**What the exercise asks**.
Exactly as written, write out the lines below from the first to the one containing "(0,0) rectangle (1568,895);", inclusive. Pictures do not belong in the copy.

**Data shown**.
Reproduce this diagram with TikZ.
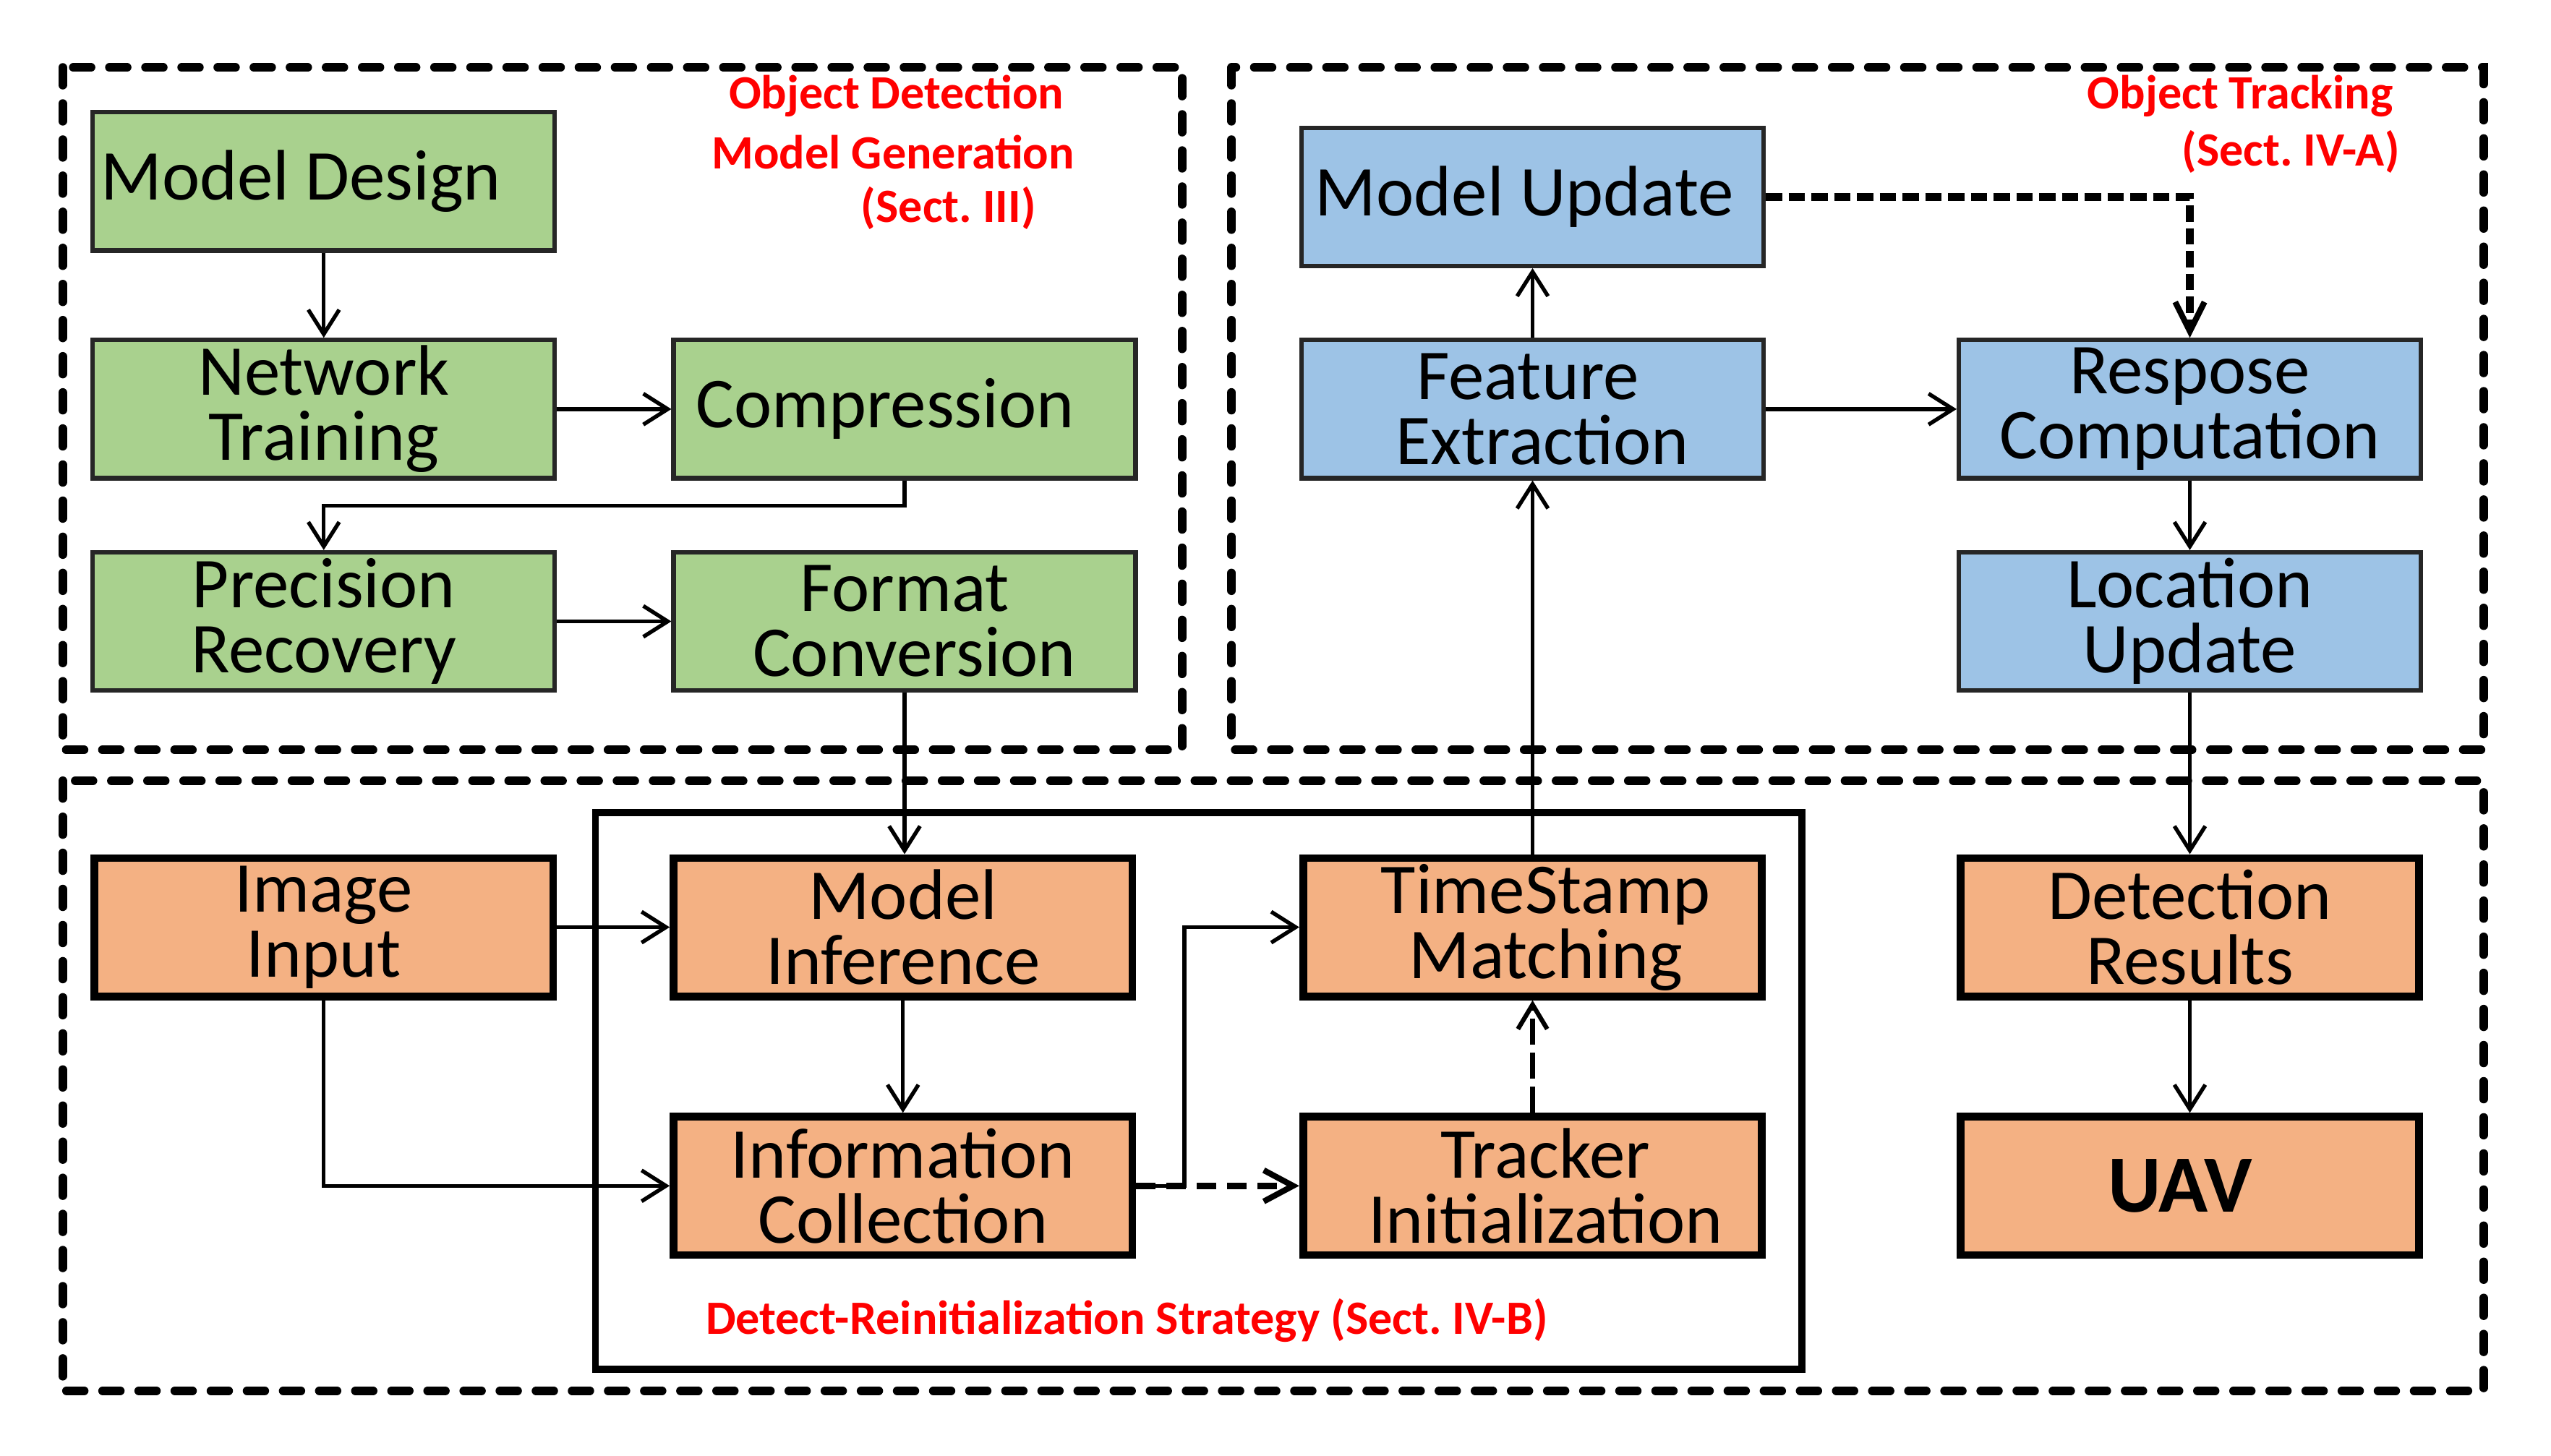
\documentclass[tikz,border=0pt]{standalone}
\usepackage{fontspec}
\setmainfont{Carlito}
\usetikzlibrary{arrows.meta}
\definecolor{gfill}{RGB}{169,209,142}
\definecolor{bfill}{RGB}{157,195,230}
\definecolor{ofill}{RGB}{244,177,131}
\definecolor{redt}{RGB}{255,0,0}
\begin{document}
\frenchspacing
\begin{tikzpicture}[x=0.5pt,y=-0.5pt,
  box/.style={draw=black!85, line width=1.35pt, minimum width=142pt, minimum height=42.5pt, inner sep=0pt, align=center, font=\fontsize{22}{20}\selectfont},
  gbox/.style={box, fill=gfill},
  bbox/.style={box, fill=bfill},
  obox/.style={box, fill=ofill, draw=black, line width=2.4pt, minimum width=141pt, minimum height=42.5pt},
  arr/.style={line width=1.2pt, -{Straight Barb[length=7.5pt,width=9.5pt]}},
  darrA/.style={line width=2.5pt, dash pattern=on 5pt off 2pt, -{Straight Barb[length=9pt,width=9pt,line width=1.8pt]}},
  darrB/.style={line width=2pt, dash pattern=on 6pt off 3.3pt, -{Straight Barb[length=9pt,width=9.6pt,line width=1.8pt]}},
  darrC/.style={line width=1.4pt, dash pattern=on 8pt off 2.5pt, -{Straight Barb[length=7.5pt,width=9pt]}},
  grp/.style={line width=2.7pt, line cap=round, dash pattern=on 5.4pt off 5.7pt},
  lab/.style={text=redt, font=\fontsize{14.7}{17}\selectfont\bfseries, inner sep=0pt}
]
\useasboundingbox (0,0) rectangle (1568,895);

% group frames
\draw[grp] (38.5,41.5) rectangle (726.6,461);
\draw[grp] (757,41.5) rectangle (1526.5,461);
\draw[grp] (38.5,480) rectangle (1526.5,855);
\draw[line width=2.2pt] (366,499.5) rectangle (1107.5,841.6);

% red labels
\node[lab] (l1) at (551,59) {Object Detection};
\node[lab] (l2) at (549,93.5) {Model Generation};
\node[lab] (l3) at (583,128) {(Sect. III)};
\node[lab] (l4) at (1377,59) {Object Tracking};
\node[lab] (l5) at (1408,93.5) {(Sect. IV-A)};
\node[lab] (l6) at (692.6,812) {Detect-Reinitialization Strategy (Sect. IV-B)};

% green boxes
\node[gbox] (md) at (199,111.5) {\hspace*{-14pt}Model Design};
\node[gbox] (nt) at (199,251.5) {Network\\Training};
\node[gbox] (cp) at (556,251.5) {\hspace*{-12pt}Compression};
\node[gbox] (pr) at (199,382) {Precision\\Recovery};
\node[gbox] (fc) at (556,382) {Format\\\hspace*{6pt}Conversion};

% blue boxes
\node[bbox] (mu) at (942,121) {\hspace*{-5pt}Model Update};
\node[bbox] (fe) at (942,251.5) {\hspace*{-3pt}Feature\\\hspace*{6pt}Extraction};
\node[bbox] (rc) at (1346,251.5) {Respose\\Computation};
\node[bbox] (lu) at (1346,382) {Location\\Update};

% orange boxes
\node[obox] (ii) at (199,570) {Image\\Input};
\node[obox] (mi) at (555,570) {Model\\Inference};
\node[obox] (ic) at (555,729) {Information\\Collection};
\node[obox] (ts) at (942,570) {\hspace*{8pt}TimeStamp\\\hspace*{8pt}Matching};
\node[obox] (ti) at (942,729) {\hspace*{8pt}Tracker\\\hspace*{8pt}Initialization};
\node[obox] (dr) at (1346,570) {Detection\\Results};
\node[obox, font=\fontsize{25}{25}\selectfont\bfseries] (uav) at (1346,729) {\hspace*{-6pt}UAV};

% connectors
\draw[arr] (md.south) -- (nt.north);
\draw[arr] (nt.east) -- (cp.west);
\draw[arr] (cp.south) -- ++(0,15.5) -| (pr.north);
\draw[arr] (pr.east) -- (fc.west);
\draw[arr] (fc.south) -- (fc.south |- mi.north);
\draw[darrA] (mu.east) -| (rc.north);
\draw[arr] (fe.north) -- (mu.south);
\draw[arr] (fe.east) -- (rc.west);
\draw[arr] (rc.south) -- (lu.north);
\draw[arr] (lu.south) -- (dr.north);
\draw[arr] (ts.north) -- (fe.south);
\draw[darrC] (ti.north) -- (ts.south);
\draw[arr] (ii.east) -- (mi.west);
\draw[arr] (ii.south) |- (ic.west);
\draw[arr] (mi.south) -- (ic.north);
\coordinate (j) at (728,729);
\draw[arr] (ic.east) -- (j) |- (ts.west);
\draw[darrB] (ic.east) -- (ti.west);
\draw[arr] (dr.south) -- (uav.north);
\end{tikzpicture}
\end{document}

**Complete output**.
Reproduce this diagram with TikZ.
\documentclass[tikz,border=0pt]{standalone}
\usepackage{fontspec}
\setmainfont{Carlito}
\usetikzlibrary{arrows.meta}
\definecolor{gfill}{RGB}{169,209,142}
\definecolor{bfill}{RGB}{157,195,230}
\definecolor{ofill}{RGB}{244,177,131}
\definecolor{redt}{RGB}{255,0,0}
\begin{document}
\frenchspacing
\begin{tikzpicture}[x=0.5pt,y=-0.5pt,
  box/.style={draw=black!85, line width=1.35pt, minimum width=142pt, minimum height=42.5pt, inner sep=0pt, align=center, font=\fontsize{22}{20}\selectfont},
  gbox/.style={box, fill=gfill},
  bbox/.style={box, fill=bfill},
  obox/.style={box, fill=ofill, draw=black, line width=2.4pt, minimum width=141pt, minimum height=42.5pt},
  arr/.style={line width=1.2pt, -{Straight Barb[length=7.5pt,width=9.5pt]}},
  darrA/.style={line width=2.5pt, dash pattern=on 5pt off 2pt, -{Straight Barb[length=9pt,width=9pt,line width=1.8pt]}},
  darrB/.style={line width=2pt, dash pattern=on 6pt off 3.3pt, -{Straight Barb[length=9pt,width=9.6pt,line width=1.8pt]}},
  darrC/.style={line width=1.4pt, dash pattern=on 8pt off 2.5pt, -{Straight Barb[length=7.5pt,width=9pt]}},
  grp/.style={line width=2.7pt, line cap=round, dash pattern=on 5.4pt off 5.7pt},
  lab/.style={text=redt, font=\fontsize{14.7}{17}\selectfont\bfseries, inner sep=0pt}
]
\useasboundingbox (0,0) rectangle (1568,895);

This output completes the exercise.